To my married friends I say, just keep loving your man for exactly who he is and spur him on to godliness. God has chosen you for each other. Even the differences. They can make life even more exciting!
Honestly, I can only be so thankful to my Lord that He brought me a man who is so different from anything I expected. God has shown me that He is SO much wiser than me and loves me far too much to give me a man just like myself. Instead He gave me someone far more perfect and better. Andrew, His choice for me.
And that really is the story of my life and love. That God brought together a girl from the city and a boy from the west. We are bare feet and cowboy boots. We are vintage lover and snake wrangler. We are delicate lace and durable jeans. And we are so in love.
And how God loves us for giving us to each other.
6 comments:
Beautiful post and beautiful couple! Thank you, Rachel, for sharing your wisdom to help prepare The Single Ones [like me]. It can be so easy to, in a sense, demand for the "perfect man", when really we just need to let go and let God guide us.
I enjoyed this Rachel and thank you. Being 18 and the age when you start thinking more on marriage my friend and I were talking on the musts.....hahaha after a while I thought "Man,I'm making it almost impossible." I've always wondering that people who enjoy doing different things how they can fall in love. I guess I've always thought that you fall in love over the similarities that you share and enjoy doing together.But I'm slowly coming into reality lately. Great post Rachel it was very insightful,since I've got those lists too.
Thank you Rachel for sharing!
God actually whammed me on this one!
I was thinking about and all of sudden had the thought of-are you all these things you're putting on your list?! So I sat down actually wrote a list out, prayed for my future husband, and then prayed that I would be everything I put on my list for "him". I agree completely with you,
putting a list together of "must have dark hair and be 6'5" tall" is just setting ourselves up for disappointment. Although it IS important, I think, as you said, to make a list of things you won't compromise on-like having a strong relationship with Jesus and being a God lover-that sort of thing.

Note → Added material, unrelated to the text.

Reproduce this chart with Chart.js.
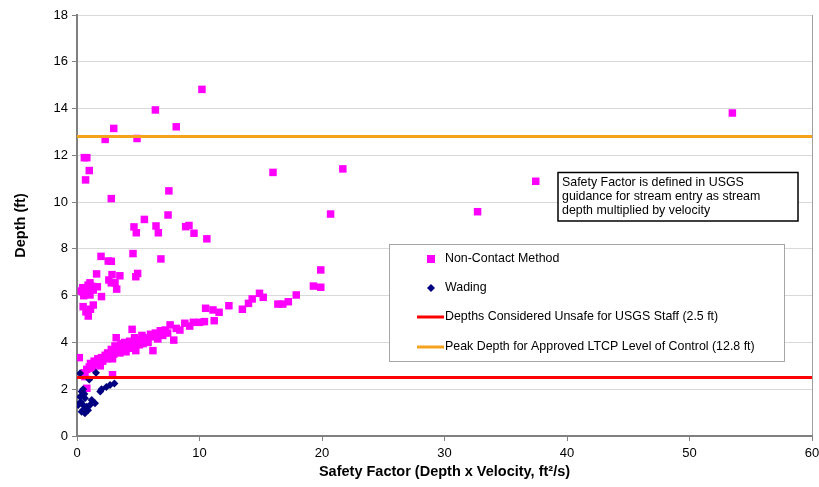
<!DOCTYPE html>
<html>
<head>
<meta charset="utf-8">
<script src="https://cdn.jsdelivr.net/npm/chart.js@4.4.1/dist/chart.umd.min.js"></script>
<style>
  html, body { margin: 0; padding: 0; background: #fff; }
  #wrap { width: 819px; height: 487px; }
</style>
</head>
<body>
<div id="wrap"><canvas id="chartSF" width="819" height="487"></canvas></div>
<script>
// series labels
const seriesNames = ['Non-Contact Method', 'Wading',
  'Depths Considered Unsafe for USGS Staff (2.5 ft)',
  'Peak Depth for Approved LTCP Level of Control (12.8 ft)'];

// safety factor (x) / depth (y)
const nonContact = [
  // high outliers
  [10.2,14.82],[6.4,13.94],[8.1,13.22],[3.0,13.15],[4.9,12.72],[2.3,12.68],[53.5,13.81],
  [37.45,10.89],[32.7,9.59],[21.7,11.42],[16.0,11.27],[20.7,9.49],[19.9,7.1],
  [0.6,11.9],[0.8,11.9],[1.0,11.35],[0.7,10.95],[2.8,10.15],
  // middle cluster
  [7.5,10.48],[5.5,9.26],[7.43,9.45],[4.65,8.94],[4.84,8.69],[6.45,8.98],[6.64,8.69],
  [8.87,8.95],[9.14,9.0],[9.55,8.67],[10.6,8.43],[1.96,7.68],[2.55,7.48],[2.8,7.47],
  [4.57,7.8],[6.85,7.57],
  // upper band near the axis
  [1.6,6.93],[2.86,6.9],[3.5,6.85],[4.95,6.95],[4.8,6.81],[2.6,6.67],[2.8,6.55],[3.1,6.55],
  [3.24,6.28],[1.06,6.55],[1.66,6.38],[0.46,6.34],[0.8,6.31],[1.33,6.24],[0.46,6.17],
  [0.65,6.1],[2.0,5.96],[1.06,6.03],[0.5,5.53],[1.33,5.6],[0.73,5.31],[0.92,5.13],[1.1,5.42],
  [0.55,6.0],[0.9,6.45],[1.2,6.4],[0.35,6.2],
  // lower band
  [0.19,3.35],[2.9,2.62],[0.8,2.04],[0.65,2.54],
  [0.6,2.7],[0.8,2.85],[1.0,2.95],[1.1,3.1],[1.3,2.9],[1.4,3.2],[1.6,3.1],[1.7,3.3],[1.9,3.0],
  [2.0,3.35],[2.1,3.2],[2.3,3.45],[2.4,3.3],[2.5,3.55],[2.6,3.4],[2.8,3.7],[2.9,3.3],[3.0,3.5],
  [3.1,3.85],[3.2,4.2],[3.3,3.6],[3.4,3.8],[3.5,3.55],[3.6,3.95],[3.7,3.7],[3.9,4.0],[4.0,3.6],
  [4.1,3.85],[4.3,4.05],[4.4,3.75],[4.5,4.56],[4.6,3.9],[4.7,4.2],[4.8,3.65],[5.0,4.1],[5.1,3.9],
  [5.3,4.3],[5.4,3.95],[5.6,4.2],[5.8,4.0],[6.0,4.35],[6.1,4.24],[6.2,3.65],[6.4,4.4],[6.6,4.15],
  [6.8,4.5],[7.0,4.3],[7.2,4.53],[7.4,4.4],[7.6,4.75],[7.9,4.1],[8.1,4.6],[8.4,4.53],[8.8,4.82],
  [9.2,4.7],[9.5,4.86],[10.0,4.86],[10.4,4.89],[10.5,5.46],[11.1,5.39],[11.2,4.93],[11.6,5.29],
  [12.4,5.57],[13.5,5.42],[14.0,5.67],[14.3,5.86],[14.9,6.1],[15.2,5.93],[16.4,5.64],[16.8,5.64],
  [17.25,5.74],[17.9,6.03],[19.3,6.41],[19.9,6.36]
];

const wading = [
  [0.25,2.68],[1.55,2.7],[1.0,2.42],[0.5,2.0],[0.38,1.9],[2.0,2.0],[1.9,1.9],[2.4,2.1],
  [2.7,2.18],[3.05,2.25],[0.25,1.68],[0.65,1.61],[0.1,1.33],[0.5,1.33],[0.8,1.25],[1.2,1.54],
  [1.47,1.4],[1.06,1.33],[0.38,1.04],[0.5,1.11],[0.65,0.97],[0.3,1.45],[0.9,1.1],[0.6,1.8]
];

const unsafeDepth = 2.5;
const peakDepth = 12.8;
const xRange = [0, 60];
const yRange = [0, 18];

const noteLines = ['Safety Factor is defined in USGS',
  'guidance for stream entry as stream',
  'depth multiplied by velocity'];

const PINK = '#FF00FF', NAVY = '#000080', RED = '#FF0000', ORANGE = '#F5A21C';
const FONT = '"Liberation Sans", Arial, sans-serif';
const toPts = arr => arr.map(p => ({ x: p[0], y: p[1] }));
const hline = v => xRange.map(x => ({ x: x, y: v }));

// legend + note box drawn on the canvas
const boxes = {
  id: 'boxes',
  afterDraw(chart) {
    const c = chart.ctx;
    c.save();
    // legend
    c.fillStyle = '#fff';
    c.fillRect(389, 244, 395, 117);
    c.strokeStyle = '#A6A6A6';
    c.lineWidth = 1;
    c.strokeRect(389.5, 244.5, 395, 117);
    c.font = '12.4px ' + FONT;
    c.textBaseline = 'middle';
    const rows = [259, 288, 317, 347];
    c.fillStyle = PINK;
    c.fillRect(427, 255, 8, 8);
    c.fillStyle = NAVY;
    c.beginPath();
    c.moveTo(431, 284); c.lineTo(435, 288); c.lineTo(431, 292); c.lineTo(427, 288);
    c.closePath(); c.fill();
    c.lineWidth = 3;
    c.strokeStyle = RED;
    c.beginPath(); c.moveTo(417, 317); c.lineTo(444, 317); c.stroke();
    c.strokeStyle = ORANGE;
    c.beginPath(); c.moveTo(417, 347); c.lineTo(444, 347); c.stroke();
    c.fillStyle = '#000';
    seriesNames.forEach((n, i) => c.fillText(n, 445, rows[i]));

    // note
    c.fillStyle = '#fff';
    c.fillRect(558, 172, 240, 49);
    c.strokeStyle = '#000';
    c.lineWidth = 1.5;
    c.strokeRect(558, 172.5, 240, 48.5);
    c.fillStyle = '#000';
    noteLines.forEach((t, i) => c.fillText(t, 562, 183 + i * 13.7));
    c.restore();
  }
};

const ctx = document.getElementById('chartSF').getContext('2d');

new Chart(ctx, {
  type: 'scatter',
  data: {
    datasets: [
      { label: seriesNames[2], data: hline(unsafeDepth), showLine: true, borderColor: RED,
        borderWidth: 3, pointRadius: 0, order: 0 },
      { label: seriesNames[3], data: hline(peakDepth), showLine: true, borderColor: ORANGE,
        borderWidth: 3, pointRadius: 0, order: 0 },
      { label: seriesNames[1], data: toPts(wading), pointStyle: 'rectRot', pointRadius: 4,
        backgroundColor: NAVY, borderColor: NAVY, borderWidth: 0, order: 1 },
      { label: seriesNames[0], data: toPts(nonContact), pointStyle: 'rect', pointRadius: 5.3,
        backgroundColor: PINK, borderColor: PINK, borderWidth: 0, order: 2 }
    ]
  },
  options: {
    responsive: false,
    animation: false,
    layout: { padding: { top: 15, right: 7, left: 0, bottom: 0 } },
    plugins: {
      legend: { display: false },
      tooltip: { enabled: false }
    },
    scales: {
      x: {
        type: 'linear',
        min: xRange[0], max: xRange[1],
        ticks: { stepSize: 10, color: '#000', padding: 5, font: { family: FONT, size: 13 } },
        grid: {
          color: c => c.tick && c.tick.value === xRange[1] ? '#A0A0A0' : 'rgba(0,0,0,0)',
          tickColor: '#808080', tickLength: 5
        },
        border: { color: '#808080', width: 2 },
        title: { display: true, text: 'Safety Factor (Depth x Velocity, ft\u00b2/s)', color: '#000',
          padding: { top: 2, bottom: 6 },
          font: { family: FONT, size: 14.5, weight: 'bold' } },
        afterFit: s => { s.height = 51; s.paddingLeft = 0; s.paddingRight = 0; }
      },
      y: {
        min: yRange[0], max: yRange[1],
        ticks: { stepSize: 2, color: '#000', padding: 4, font: { family: FONT, size: 13 } },
        grid: { color: '#D9D9D9', tickColor: '#808080', tickLength: 5 },
        border: { color: '#808080', width: 2 },
        title: { display: true, text: 'Depth (ft)', color: '#000',
          padding: { top: 12, bottom: 0 },
          font: { family: FONT, size: 14.5, weight: 'bold' } },
        afterFit: s => { s.width = 77; s.paddingTop = 0; s.paddingBottom = 0; }
      }
    }
  },
  plugins: [boxes]
});
</script>
</body>
</html>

I do have to say though, I have problems being single trying to understand the whole "opposites attract" thing. I've always thought people had to have things in common, but I guess Jesus is the most important thing to have in common, right?
You guys look like such a sweet couple, may God bless you as you honor Him through your marriage.
Natasha
A Modest Fashion Blog:
www.natashaatkerson.blogspot.com
This was something I REALLY needed to read! I am at fault when it comes to this list making and after reading your post I can see how that having MY list of "preferences" reveals my lack in trust in the Lord and His Great Plan for my life. God has already made my mate, my other half; and by rejecting His choice for me I am rejecting Him.
Thank you for sharing this. It has been a blessing to me.
May the Lord continue to bless you and your godly marriage!
~Sarah
Hi Rachel,
I have two lists... wants and needs... but this was still good to read because even if something isn't on my physical list, it's easy to buy into what the world calls needs, and add it to my mental list! So thanks for sharing your story.
Jess
Rae,
I can't tell you how much your words mean to me right now. Yes, I've made the lists, and revised as MY desires have changed. I've always been watching guys around me (which isn't right) to see who "God has brought into my life for ME". And if he'd do or say anything that I thought wasn't absolutely perfect, I'd cross him off my mental list.
How selfish I've been! Your post was, in a way, a slap in the face for me. Thank you for letting God use your experience to minister to me and other ladies.